** START DATA LINES **

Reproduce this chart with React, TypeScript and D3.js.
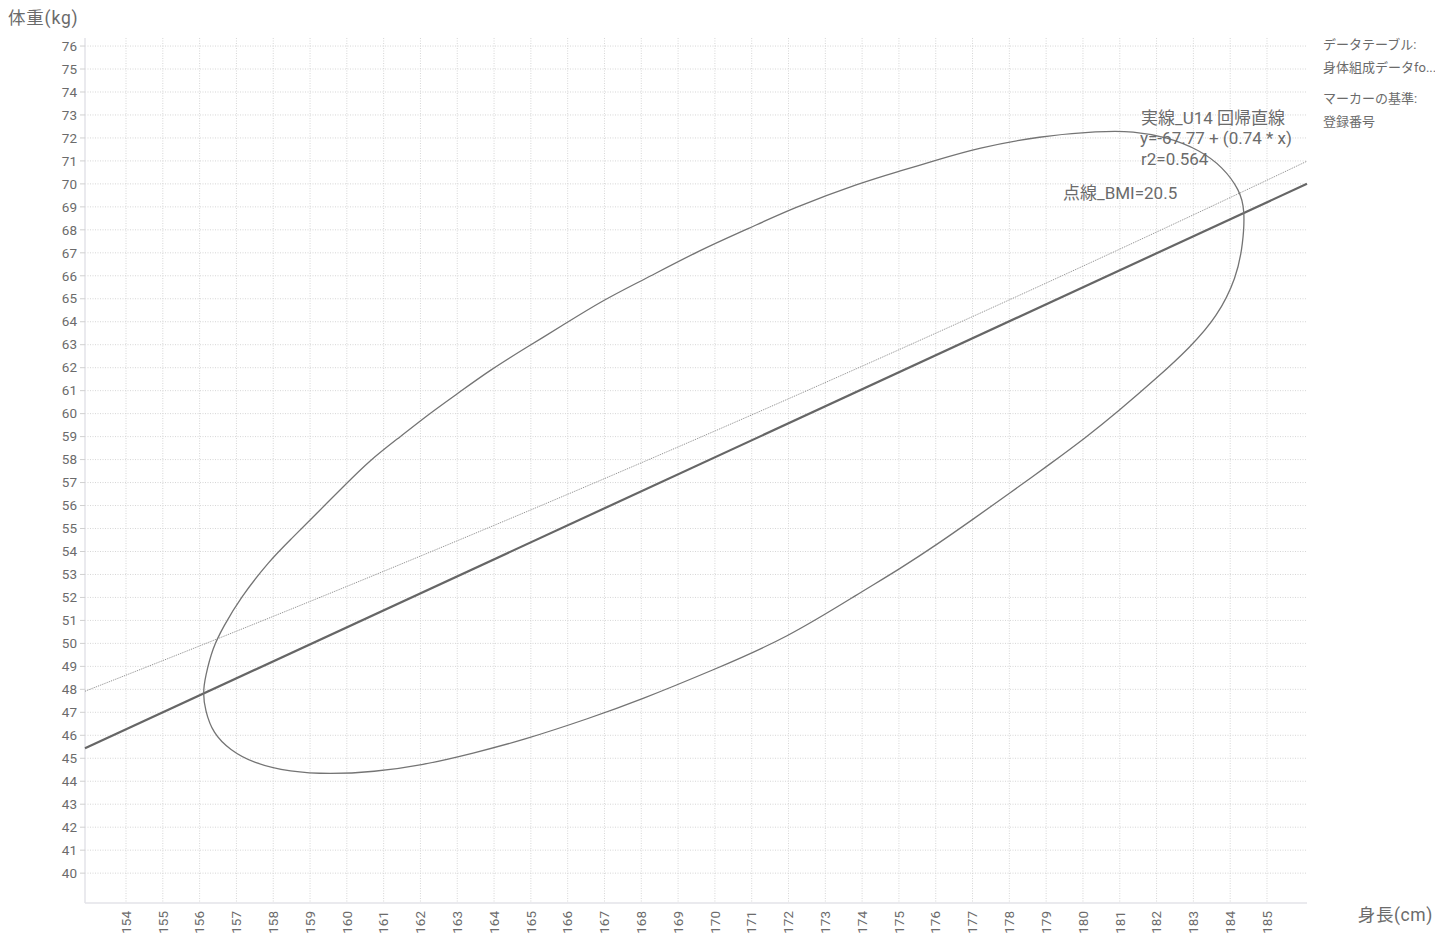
import React from "react";
import * as d3 from "d3";

const W = 1435;
const H = 933;

const xTicks: number[] = d3.range(154, 186);
const yTicks: number[] = d3.range(40, 77);
const xDomain: [number, number] = [152.886, 186.087];
const yDomain: [number, number] = [38.7, 76.35];

// regression: y = intercept + slope * x
const regIntercept = -67.7;
const regSlope = 0.74;
const bmiValue = 20.5;

// ellipse outline points [height, weight]
const ellipseHeights = [
  156.09, 156.15, 156.36, 156.83, 157.45, 158.46, 159.54, 160.71, 162.07, 163.43,
  164.79, 166.61, 167.96, 169.95, 171.96, 173.97, 175.03, 176.03, 177.01, 178.02,
  179.10, 180.11, 180.92, 182.01, 182.92, 183.64, 184.18, 184.35, 184.40, 184.26,
  183.80, 183.18, 182.28, 181.36, 180.46, 178.83, 177.12, 176.03, 175.03, 173.94,
  172.12, 170.95, 169.59, 168.04, 166.96, 165.79, 164.98, 163.89, 162.99, 162.26,
  161.44, 160.63, 159.89, 159.19, 158.46, 157.91, 157.10, 156.64, 156.36, 156.15,
];
const ellipseWeights = [
  47.84, 47.10, 46.09, 45.35, 44.79, 44.40, 44.31, 44.40, 44.70, 45.22,
  45.79, 46.75, 47.53, 48.84, 50.23, 52.23, 53.25, 54.30, 55.40, 56.55,
  57.80, 59.00, 60.05, 61.55, 62.90, 64.20, 65.94, 67.42, 68.86, 69.73,
  70.73, 71.47, 72.04, 72.30, 72.30, 72.08, 71.56, 71.04, 70.56, 70.04,
  68.95, 68.08, 67.12, 65.81, 64.94, 63.77, 62.98, 61.90, 60.85, 60.02,
  58.98, 57.98, 56.80, 55.67, 54.50, 53.62, 51.97, 50.71, 49.84, 48.53,
];

const legendLines = ["データテーブル:", "身体組成データfo...", "マーカーの基準:", "登録番号"];
const annotationLines = ["実線_U14 回帰直線", "y=-67.77 + (0.74 * x)", "r2=0.564"];
const bmiLabel = "点線_BMI=20.5";

const FONT = "Roboto, 'Noto Sans CJK JP', sans-serif";
const TEXT = "#6b6b6b";

export default function App() {
  const left = 85;
  const right = 1307;
  const top = 38;
  const bottom = 903;
  const x = d3.scaleLinear().domain(xDomain).range([left, right]);
  const y = d3.scaleLinear().domain(yDomain).range([bottom, top]);

  const ellipsePts: [number, number][] = ellipseHeights.map((h, i) => [x(h), y(ellipseWeights[i])]);
  const ellipsePath = d3.line().curve(d3.curveBasisClosed)(ellipsePts) || "";

  const reg = d3.line<number>()
    .x((h) => x(h))
    .y((h) => y(regIntercept + regSlope * h))(xDomain) || "";

  const bmiHeights = d3.range(xDomain[0], xDomain[1] + 0.001, (xDomain[1] - xDomain[0]) / 60);
  const bmi = d3.line<number>()
    .x((h) => x(h))
    .y((h) => y(bmiValue * (h / 100) * (h / 100)))(bmiHeights) || "";

  return (
    <svg width={W} height={H} style={{ position: "absolute", left: 0, top: 0, background: "#fff" }} fontFamily={FONT}>
      {/* grid */}
      <g stroke="#d6d6d6" strokeWidth={1} strokeDasharray="1,1.5">
        {yTicks.map((t) => (
          <line key={"gy" + t} x1={left} x2={right} y1={y(t)} y2={y(t)} />
        ))}
        {xTicks.map((t) => (
          <line key={"gx" + t} x1={x(t)} x2={x(t)} y1={top} y2={bottom} />
        ))}
      </g>
      {/* axes */}
      <line x1={left} x2={left} y1={top} y2={bottom} stroke="#e3e3e8" strokeWidth={1.5} />
      <line x1={left} x2={right} y1={bottom} y2={bottom} stroke="#e3e3e8" strokeWidth={1.5} />
      <g stroke="#d0d0d0" strokeWidth={1}>
        {yTicks.map((t) => (
          <line key={"ty" + t} x1={left - 5} x2={left} y1={y(t)} y2={y(t)} />
        ))}
      </g>
      <g fontSize={13.5} fill={TEXT} textAnchor="end">
        {yTicks.map((t) => (
          <text key={"ly" + t} x={left - 8} y={y(t)} dy="0.35em">{t}</text>
        ))}
      </g>
      <g fontSize={13.5} fill={TEXT} textAnchor="end">
        {xTicks.map((t) => (
          <text key={"lx" + t} transform={`translate(${x(t)},${bottom + 8}) rotate(-90)`} dy="0.35em">{t}</text>
        ))}
      </g>
      {/* titles */}
      <text x={8} y={24} fontSize={17.5} letterSpacing={0.8} fill={TEXT}>体重(kg)</text>
      <text x={1433} y={921} fontSize={17.5} letterSpacing={0.6} fill={TEXT} textAnchor="end">身長(cm)</text>
      {/* legend */}
      <g fontSize={13} fill={TEXT}>
        <text x={1323} y={49}>{legendLines[0]}</text>
        <text x={1323} y={72}>{legendLines[1]}</text>
        <text x={1323} y={103}>{legendLines[2]}</text>
        <text x={1323} y={126}>{legendLines[3]}</text>
      </g>
      {/* lines */}
      <path d={bmi} fill="none" stroke="#8a8a8a" strokeWidth={1} strokeDasharray="1,1" />
      <path d={reg} fill="none" stroke="#666" strokeWidth={2.2} />
      <path d={ellipsePath} fill="none" stroke="#747474" strokeWidth={1.3} />
      {/* annotations */}
      <g fontSize={17} fill={TEXT}>
        <text x={1141} y={124}>{annotationLines[0]}</text>
        <text x={1140} y={144}>{annotationLines[1]}</text>
        <text x={1141} y={165}>{annotationLines[2]}</text>
        <text x={1063} y={199}>{bmiLabel}</text>
      </g>
    </svg>
  );
}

** END DATA LINES **

Extract the lines exactly, please: the first line of the listing, the line with "const bmiValue = 20.5;", and every line between them, but no pictures.

▶ [SOLUTION FOR THIS EXERCISE]
Reproduce this chart with React, TypeScript and D3.js.
import React from "react";
import * as d3 from "d3";

const W = 1435;
const H = 933;

const xTicks: number[] = d3.range(154, 186);
const yTicks: number[] = d3.range(40, 77);
const xDomain: [number, number] = [152.886, 186.087];
const yDomain: [number, number] = [38.7, 76.35];

// regression: y = intercept + slope * x
const regIntercept = -67.7;
const regSlope = 0.74;
const bmiValue = 20.5;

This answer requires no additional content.